Fear of Finishing and the Constant Rewriting Gig
Why do beginning writers or any writers get one rejection, and then rewrite? Or go on to another work, abandoning weeks, months, or years of work?
According to Louise deSalvo, writing in her excellent Writingalife's Blog:
“Fear of failure? Failure of nerves? I don’t think it’s either, and I think it’s easy for people who haven’t faced a situation like this to pathologize something that’s simply a normal part of the process.

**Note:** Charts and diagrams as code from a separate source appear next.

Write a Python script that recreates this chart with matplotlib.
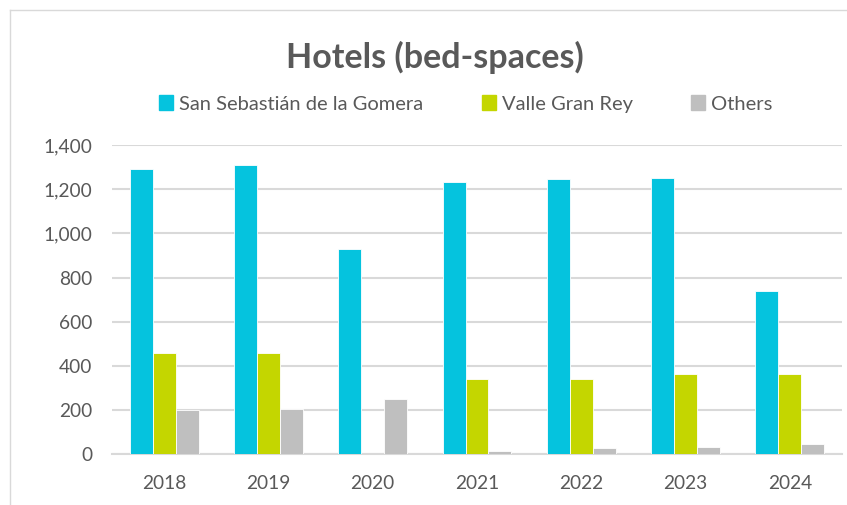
import matplotlib
matplotlib.use("Agg")
import matplotlib.pyplot as plt
import numpy as np
from matplotlib.lines import Line2D

years = ["2018", "2019", "2020", "2021", "2022", "2023", "2024"]
san_sebastian = [1290, 1308, 931, 1231, 1248, 1252, 741]
valle_gran_rey = [457, 457, 0, 340, 340, 362, 362]
others = [200, 205, 250, 15, 29, 33, 47]
series_names = ["San Sebastián de la Gomera", "Valle Gran Rey", "Others"]
colors = ["#05C3DE", "#C4D600", "#BFBFBF"]
yticks = [0, 200, 400, 600, 800, 1000, 1200, 1400]

plt.rcParams['font.family'] = ['Lato', 'DejaVu Sans']
text_color = "#595959"
grid_color = "#D9D9D9"

fig = plt.figure(figsize=(8.47, 5.05), dpi=100)
ax = fig.add_axes([112/847, 1-454.3/505, 730/847, 309.3/505])

x = np.arange(len(years))
w = 0.22
for i, (vals, c, name) in enumerate(zip([san_sebastian, valle_gran_rey, others], colors, series_names)):
    ax.bar(x + (i-1)*w, vals, width=w, color=c, edgecolor="white", linewidth=0.6, label=name, zorder=3)

ax.set_xlim(-0.5, len(years)-0.5)
ax.set_ylim(0, 1400)
ax.set_yticks(yticks)
ax.set_yticklabels([f"{v:,}" for v in yticks])
ax.set_xticks(x)
ax.set_xticklabels(years)
ax.yaxis.grid(True, color=grid_color, linewidth=1.5, zorder=0)
ax.set_axisbelow(True)
for s in ["left", "right", "top"]:
    ax.spines[s].set_visible(False)
ax.spines["bottom"].set_color(grid_color)
ax.spines["bottom"].set_linewidth(1.5)
ax.tick_params(axis="both", length=0, labelsize=13.8, colors=text_color)
ax.tick_params(axis="y", pad=14)
ax.tick_params(axis="x", pad=15)

fig.text(435/847, 1-57/505, "Hotels (bed-spaces)", ha="center", va="center",
         fontsize=24.5, fontweight="bold", color=text_color)

handles = [plt.Rectangle((0, 0), 1, 1, color=c) for c in colors]
leg = fig.legend(handles, series_names, loc="center", bbox_to_anchor=(466/847, 1-104/505),
                 ncol=3, frameon=False, fontsize=14.5, handlelength=0.7, handleheight=0.7,
                 handletextpad=0.3, columnspacing=2.9, labelcolor=text_color)

# light chart border (top and left visible)
fig.add_artist(Line2D([10/847, 1], [1-10/505, 1-10/505], transform=fig.transFigure, color=grid_color, linewidth=1))
fig.add_artist(Line2D([10/847, 10/847], [0, 1-10/505], transform=fig.transFigure, color=grid_color, linewidth=1))

fig.savefig("out.png", dpi=100, facecolor="white")
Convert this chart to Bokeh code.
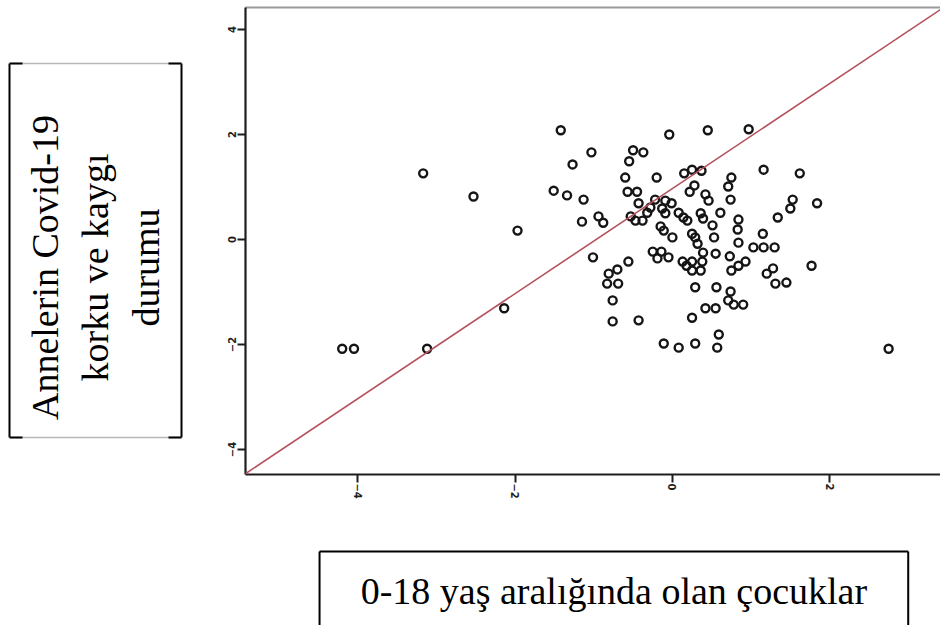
import math
from bokeh.plotting import figure
from bokeh.layouts import row, column
from bokeh.models import Range1d, FixedTicker, LinearAxis, Slope
from bokeh.core.properties import value
from bokeh.embed import file_html
from bokeh.resources import INLINE

# ---------------- data ----------------
x_vals = [-4.20, -4.05, -3.12, -3.17, -2.53, -1.97, -2.14, 2.75, -1.42, -1.27,
          -1.51, -1.34, -1.13, -1.15, -1.03, -0.94, -0.88, -1.01, -0.04, 0.45,
          0.97, -0.50, -0.37, -0.55, -0.60, -0.20, -0.57, -0.45, 0.15, 0.25,
          0.37, 0.22, 0.28, 0.42, 0.46, -0.43, -0.22, -0.09, -0.01, -0.53,
          -0.47, -0.38, -0.32, -0.28, -0.13, -0.09, 0.08, 0.14, -0.15, -0.11,
          0.00, 0.19, 0.25, 0.29, 0.36, 0.39, 0.51, 1.16, 1.62, 1.84,
          1.53, 1.50, 1.34, 0.75, 0.71, 0.74, 0.61, 0.84, 0.83, 0.53,
          0.84, 1.15, 1.03, 1.16, 1.30, 0.55, 0.73, 0.75, 0.84, 0.93,
          1.20, 1.28, 1.31, 1.45, 1.77, 0.56, 0.74, 0.71, 0.78, 0.90,
          0.42, 0.55, 0.59, 0.57, -0.56, -0.81, -0.70, -0.83, -0.69, -0.76,
          -0.76, -0.11, 0.08, 0.29, 0.29, 0.25, -0.25, -0.14, -0.19, -0.05,
          0.13, 0.18, 0.25, 0.38, 0.36, 0.25, 0.32, 0.39, -0.43]
y_vals = [-2.08, -2.08, -2.08, 1.26, 0.82, 0.17, -1.31, -2.08, 2.08, 1.43,
          0.93, 0.84, 0.76, 0.34, 1.66, 0.44, 0.32, -0.34, 2.00, 2.08,
          2.10, 1.70, 1.66, 1.49, 1.18, 1.18, 0.91, 0.91, 1.26, 1.33,
          1.31, 0.91, 1.03, 0.86, 0.74, 0.69, 0.76, 0.74, 0.69, 0.44,
          0.36, 0.36, 0.51, 0.61, 0.59, 0.50, 0.51, 0.42, 0.25, 0.17,
          0.04, 0.36, 0.11, 0.04, 0.50, 0.40, 0.27, 1.33, 1.26, 0.69,
          0.76, 0.59, 0.42, 1.18, 1.01, 0.76, 0.51, 0.38, 0.19, 0.04,
          -0.06, 0.11, -0.15, -0.15, -0.15, -0.27, -0.32, -0.59, -0.50, -0.42,
          -0.65, -0.55, -0.84, -0.82, -0.50, -0.91, -0.99, -1.16, -1.24, -1.24,
          -1.31, -1.31, -1.81, -2.06, -0.42, -0.65, -0.57, -0.84, -0.84, -1.16,
          -1.56, -1.98, -2.06, -1.98, -0.91, -1.49, -0.23, -0.23, -0.36, -0.34,
          -0.42, -0.50, -0.42, -0.42, -0.59, -0.59, -0.08, -0.25, -1.54]
x_ticks = [-4, -2, 0, 2]
y_ticks = [-4, -2, 0, 2, 4]
fit_gradient = 1.0
fit_intercept = 0.97
y_title = "Annelerin Covid-19\nkorku ve kaygı\ndurumu"
x_title = "0-18 yaş aralığında olan çocuklar"

SERIF = "Liberation Serif"
PAGE_BOTTOM = 625  # page y of the bottom of the layout


def fy(page_y):
    """page y (from top) -> helper figure data y (from bottom)"""
    return PAGE_BOTTOM - page_y


# ---------------- main scatter plot ----------------
p = figure(frame_width=695, frame_height=467,
           min_border_left=37, min_border_right=0,
           min_border_top=7, min_border_bottom=64,
           x_range=Range1d(-5.43, 3.41), y_range=Range1d(-4.476, 4.419),
           output_backend="svg", toolbar_location=None)
p.grid.visible = False
p.outline_line_color = None
p.background_fill_color = "white"
p.border_fill_color = "white"

for ax, ticks in ((p.xaxis[0], x_ticks), (p.yaxis[0], y_ticks)):
    ax.ticker = FixedTicker(ticks=ticks)
    ax.axis_line_width = 2.2
    ax.axis_line_color = "#1e1e1e"
    ax.major_tick_line_width = 2
    ax.major_tick_line_color = "#1e1e1e"
    ax.major_tick_out = 8
    ax.major_tick_in = 0
    ax.minor_tick_line_color = None
    ax.major_label_text_font = "DejaVu Sans"
    ax.major_label_text_font_style = "bold"
    ax.major_label_text_font_size = "10px"
    ax.major_label_text_color = "#1e1e1e"
    ax.major_label_orientation = "vertical"
    ax.major_label_standoff = 1

top_axis = LinearAxis(ticker=FixedTicker(ticks=[]), axis_line_color="#9a9a9a",
                      axis_line_width=2, major_tick_out=0, major_tick_in=0,
                      minor_tick_out=0, minor_tick_in=0,
                      major_label_text_font_size="0px", major_label_standoff=0)
p.add_layout(top_axis, "above")

p.add_layout(Slope(gradient=fit_gradient, y_intercept=fit_intercept,
                   line_color="#b5505c", line_width=1.6))

p.scatter(x_vals, y_vals, marker="circle", size=8, fill_color=None,
          line_color="#151515", line_width=2.4)

# ---------------- left label box ----------------
lf = figure(width=208, height=625, x_range=Range1d(0, 208), y_range=Range1d(0, 625),
            x_axis_type=None, y_axis_type=None, min_border=0,
            output_backend="svg", toolbar_location=None)
lf.outline_line_color = None
lf.grid.visible = False
# side edges
lf.segment(x0=[9, 181], y0=[fy(63), fy(63)], x1=[9, 181], y1=[fy(437), fy(437)],
           line_color="black", line_width=2)
# top / bottom edges (grey middle, black corners)
lf.segment(x0=[9, 9], y0=[fy(63), fy(437)], x1=[181, 181], y1=[fy(63), fy(437)],
           line_color="#b8b8b8", line_width=1.5)
lf.segment(x0=[9, 168, 9, 168], y0=[fy(63), fy(63), fy(437), fy(437)],
           x1=[22, 181, 22, 181], y1=[fy(63), fy(63), fy(437), fy(437)],
           line_color="black", line_width=2)
lf.text(x=[95], y=[fy(267)], text=[y_title], angle=math.pi / 2,
        text_align="center", text_baseline="middle",
        text_font=value(SERIF), text_font_size="38px", text_line_height=1.2,
        text_color="black")

# ---------------- bottom label box ----------------
bf = figure(width=732, height=87, x_range=Range1d(208, 940), y_range=Range1d(0, 87),
            x_axis_type=None, y_axis_type=None, min_border=0,
            output_backend="svg", toolbar_location=None)
bf.outline_line_color = None
bf.grid.visible = False
bf.segment(x0=[286, 906, 286], y0=[fy(551), fy(551), fy(551)],
           x1=[286, 906, 906], y1=[fy(640), fy(640), fy(551)],
           line_color="black", line_width=2)
bf.text(x=[596], y=[fy(590)], text=[x_title], text_align="center",
        text_baseline="middle", text_font=value(SERIF), text_font_size="38px",
        text_color="black")

layout = row(lf, column(p, bf, spacing=0), spacing=0)

open("out.html", "w").write(file_html(layout, INLINE))
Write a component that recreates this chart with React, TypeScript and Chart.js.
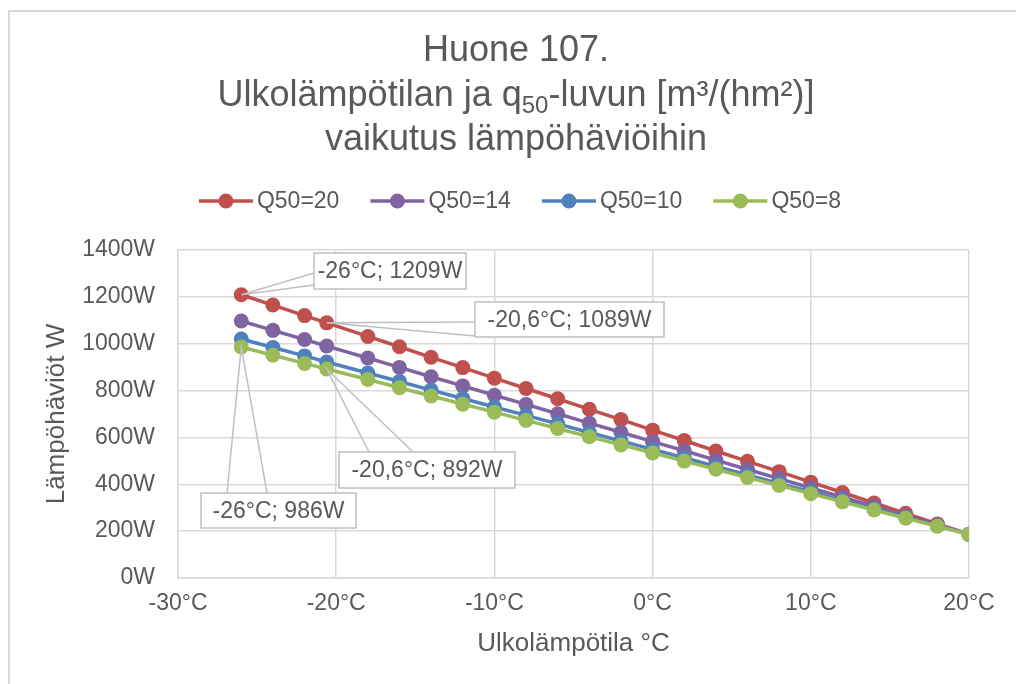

Maybe this agency won’t take this work. That’s possible. That’s life. That doesn’t mean that the work isn’t ready; it means that that agency didn’t take the work. To rewrite at this stage would mean that this writer is using rewriting to deal with her anxiety. What needs to happen here is that this writer has to deal with her anxiety, and not use her work to deal with her anxiety. Many of us do that: judge a work is ready, then retreat, then rewrite. All to deal with the anxiety of letting it go, passing it on to judgment.
In this publishing climate, it might be a long and bumpy ride before this particular work finds a publisher. That this writer recommends it might not assure that this agent will take it on, that a press will take it on. Still, that doesn’t mean that the answer is to hold it close, rewrite it, hoping that the next rewrite will be the one about which you won’t have anxiety.